“Photographs do not render reality–realistically. It is reality which is scrutinized, and evaluated, for its fidelity to photographs. Instead of just recording reality, photographs have become the norm for the way things appear to us, thereby changing the very idea of reality, and of realism.”
Teaching Photography In Sabino Canyon (03/07/14) — Image by kenne
Remembering moments from the past —
“Photographs are a way of imprisoning reality… One can’t possess reality; one can possess images– one can’t possess the present, but one can possess the past.”
In 1994, Susan Sontag wrote in Transforming Vision — Writers On Art, edited by Edward Hirsch, on The Disasters of War by Francisco.
“The images are relentless, unforgiving. That is, they do not forgive us—who are merely being shown, but do not live in the house of pain. The images tell us we have no right not to pay attention to pay attention to the crimes of this order which are taking place right now. And the captions—mingling the voices of the murders, who think of themselves as warriors, and the lamenting artist-witness—mutter and wail. The problem is despair. For it is not simple that this happened: Zaragoza, Chinchon, Madrid (1808-13). It is happening Vucovar, Mostar, Srebrenica, Srebrenica, Stupni Do, Sarajevo (1991– ).” Note: The images and captions are meant to awaken, shock, rend. Yet the list of wars continues with Ukraine.
“Here in the words of some of the captions is what they show:
One cannot look at this. This is bad. This is how it happened. This always happens . There is not one to help them. With or without reason. He defends himself well. He deserved it. Bury them snd keep them quiet. There was nothing to be done and he died. What madness! This is too much! Why? Nobody knows why. Not in this case either. This is worse. Barbaria This is the absolute worst! It will be the same. All this and more. The same thing elsewhere. Perhaps they are of another breed. I see it. And this too. Truth has died. This is the truth.”
“Do stuff. Be clenched, curious. Not waiting for inspiration’s shove or society’s kiss on your forehead. Pay attention. It’s all about paying attention. Attention is vitality. It connects you with others. It makes you eager. stay eager.”
“Remembering is an ethical act, has ethical value in and of itself. Memory is, achingly, the only relation we can have with the dead. So the belief that remembering is an ethical act is deep in our natures as humans, who know we are going to die, and who mourn those who in the normal course of things die before us—grandparents, parents, teachers, and older friends.”
“Compassion is an unstable emotion. It needs to be translated into action, or it withers. The question of what to do with the feelings that have been aroused, the knowledge that has been communicated. If one feels that there is nothing ‘we’ can do — but who is that ‘we’? — and nothing ‘they’ can do either — and who are ‘they’ — then one starts to get bored, cynical, apathetic.”
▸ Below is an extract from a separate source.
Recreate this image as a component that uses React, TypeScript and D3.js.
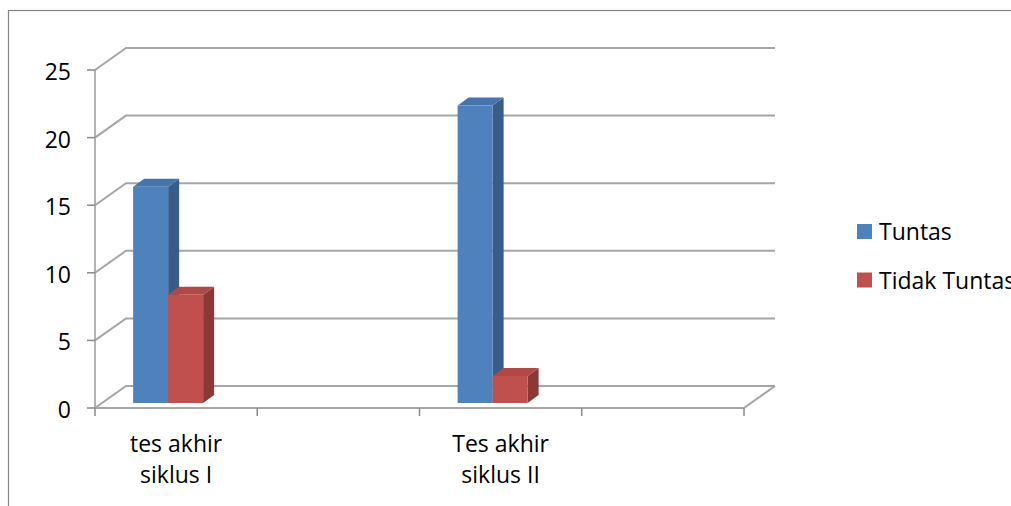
import React from "react";
import * as d3 from "d3";

// Chart data
const categories = ["tes akhir siklus I", "", "Tes akhir siklus II", ""];
const seriesNames = ["Tuntas", "Tidak Tuntas"];
const tuntas: (number | null)[] = [16, null, 22, null];
const tidakTuntas: (number | null)[] = [8, null, 2, null];
const yTicks = [0, 5, 10, 15, 20, 25];

const W = 1011;
const H = 506;
const FONT = "'Open Sans', 'Liberation Sans', sans-serif";

// Plot geometry (front plane + depth offset to the back wall)
const left = 95;
const right = 744;
const bottom = 408;
const top = 70;
const depthX = 31;
const depthY = -22;

// bar placement inside the 3D box
const barShiftX = -8;
const barShiftY = -5;
const barHalfGroup = 35;
const barDepthX = 11;
const barDepthY = -8;

const palette = [
  { front: "#4F81BD", side: "#385D8A", top: "#4675AE" },
  { front: "#C0504D", side: "#8C3836", top: "#B04845" },
];

export default function App() {
  const x = d3.scaleBand<string>().domain(categories.map((_, i) => String(i))).range([left, right]).padding(0);
  const y = d3.scaleLinear().domain([0, 25]).range([bottom, top]);
  const inner = d3
    .scaleBand<string>()
    .domain(seriesNames)
    .range([x.bandwidth() / 2 - barHalfGroup, x.bandwidth() / 2 + barHalfGroup])
    .padding(0);

  const values = [tuntas, tidakTuntas];
  const grid = "#A6A6A6";

  const bars: React.ReactNode[] = [];
  categories.forEach((_, ci) => {
    seriesNames.forEach((name, si) => {
      const v = values[si][ci];
      if (v == null) return;
      const x0 = (x(String(ci)) as number) + (inner(name) as number) + barShiftX;
      const x1 = x0 + inner.bandwidth();
      const yb = y(0) + barShiftY;
      const yt = y(v) + barShiftY;
      const c = palette[si];
      const pts = (arr: [number, number][]) => arr.map((p) => p.join(",")).join(" ");
      bars.push(
        <g key={`${ci}-${si}`}>
          <polygon
            points={pts([
              [x1, yt],
              [x1 + barDepthX, yt + barDepthY],
              [x1 + barDepthX, yb + barDepthY],
              [x1, yb],
            ])}
            fill={c.side}
          />
          <polygon
            points={pts([
              [x0, yt],
              [x0 + barDepthX, yt + barDepthY],
              [x1 + barDepthX, yt + barDepthY],
              [x1, yt],
            ])}
            fill={c.top}
          />
          <rect x={x0} y={yt} width={x1 - x0} height={yb - yt} fill={c.front} />
        </g>
      );
    });
  });

  const catTicks = d3.range(categories.length + 1).map((i) => left + i * x.bandwidth());

  return (
    <svg
      width={W}
      height={H}
      style={{ position: "absolute", left: 0, top: 0, background: "#fff" }}
      fontFamily={FONT}
    >
      <rect x={0} y={0} width={W} height={H} fill="#fff" />
      {/* chart area border */}
      <rect x={8.5} y={10.5} width={1200} height={700} fill="none" stroke="#868686" strokeWidth={1.2} />

      {/* back wall gridlines with side-wall diagonals */}
      {yTicks.map((t) => (
        <polyline
          key={t}
          points={`${left},${y(t)} ${left + depthX},${y(t) + depthY} ${right + depthX},${y(t) + depthY}`}
          fill="none"
          stroke={grid}
          strokeWidth={2}
        />
      ))}
      {/* floor */}
      <polyline
        points={`${right},${bottom} ${right + depthX},${bottom + depthY}`}
        fill="none"
        stroke={grid}
        strokeWidth={2}
      />
      <line x1={left} y1={bottom} x2={right} y2={bottom} stroke={grid} strokeWidth={2} />

      {/* value axis */}
      <line x1={left} y1={top} x2={left} y2={bottom} stroke="#9A9A9A" strokeWidth={1.5} />
      {yTicks.map((t) => (
        <g key={`yt${t}`}>
          <line x1={left - 8} y1={y(t)} x2={left} y2={y(t)} stroke="#8A8A8A" strokeWidth={1.5} />
          <text x={71} y={y(t) + 10} textAnchor="end" fontSize={23} fill="#000">
            {t}
          </text>
        </g>
      ))}

      {/* category axis ticks */}
      {catTicks.map((cx, i) => (
        <line key={`ct${i}`} x1={cx} y1={bottom} x2={cx} y2={bottom + 8} stroke="#8A8A8A" strokeWidth={1.5} />
      ))}

      {bars}

      {/* category labels */}
      {categories.map((c, i) => {
        if (!c) return null;
        const idx = c.indexOf(" siklus");
        const lines = [c.slice(0, idx), c.slice(idx + 1)];
        const cx = (x(String(i)) as number) + x.bandwidth() / 2;
        return (
          <text key={`cl${i}`} x={cx} textAnchor="middle" fontSize={23} fill="#000">
            {lines.map((l, li) => (
              <tspan key={li} x={cx} y={452 + li * 31}>
                {l}
              </tspan>
            ))}
          </text>
        );
      })}

      {/* legend */}
      {seriesNames.map((s, i) => (
        <g key={`lg${i}`} transform={`translate(857, ${224 + i * 48.5})`}>
          <rect x={0} y={0} width={15} height={15} fill={palette[i].front} />
          <text x={22} y={16} fontSize={23} fill="#000">
            {s}
          </text>
        </g>
      ))}
    </svg>
  );
}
― from Regarding the Pain of Others by Susan Sontag
Tourist In Other People’s Reality (1974) — a caricature of kenne
In 1974 an artist friend I worked with at a publishing company drew this caricature of me trying to include all the things he felt identified with me. For a long time, it hung on the wall in my office(s). One day I used a sharpy and wrote on the glass of the framed poster, “I’m a tourist in other people’s reality,” which sums up my life. I borrowed the line from Susan Sontag’s book (On Photography), “The camera makes everyone a tourist in other people’s reality, and eventually in one’s own.”
— kenne
Pinned on the wall in the drawing is the Edmund Burke quote:
“No men can act with effect who do not act in concert;
no men can act in concert who do not act with confidence;
no men can act with confidence who are not bound together
with common opinions, common affections, and common interests.”
Richardson’s Geranium Wildflower — Photo-Artistry by kenne
If literature has engaged me as a project, first as a reader, then as a writer, it is an extension of my sympathies to other selves, other domains, other dreams, other worlds, other territories.
— Susan Sontag
(I’m currently reading Benjamin Moser’s latest book, “Sontag — Her Life and Work.)
Bee On A Desert Chicory Wildflower — Photo-Artistry by kenne
“The primitive notion of the efficacy of images presumes that images possess the qualities of real things, but our inclination is to attribute real things the quality of images.”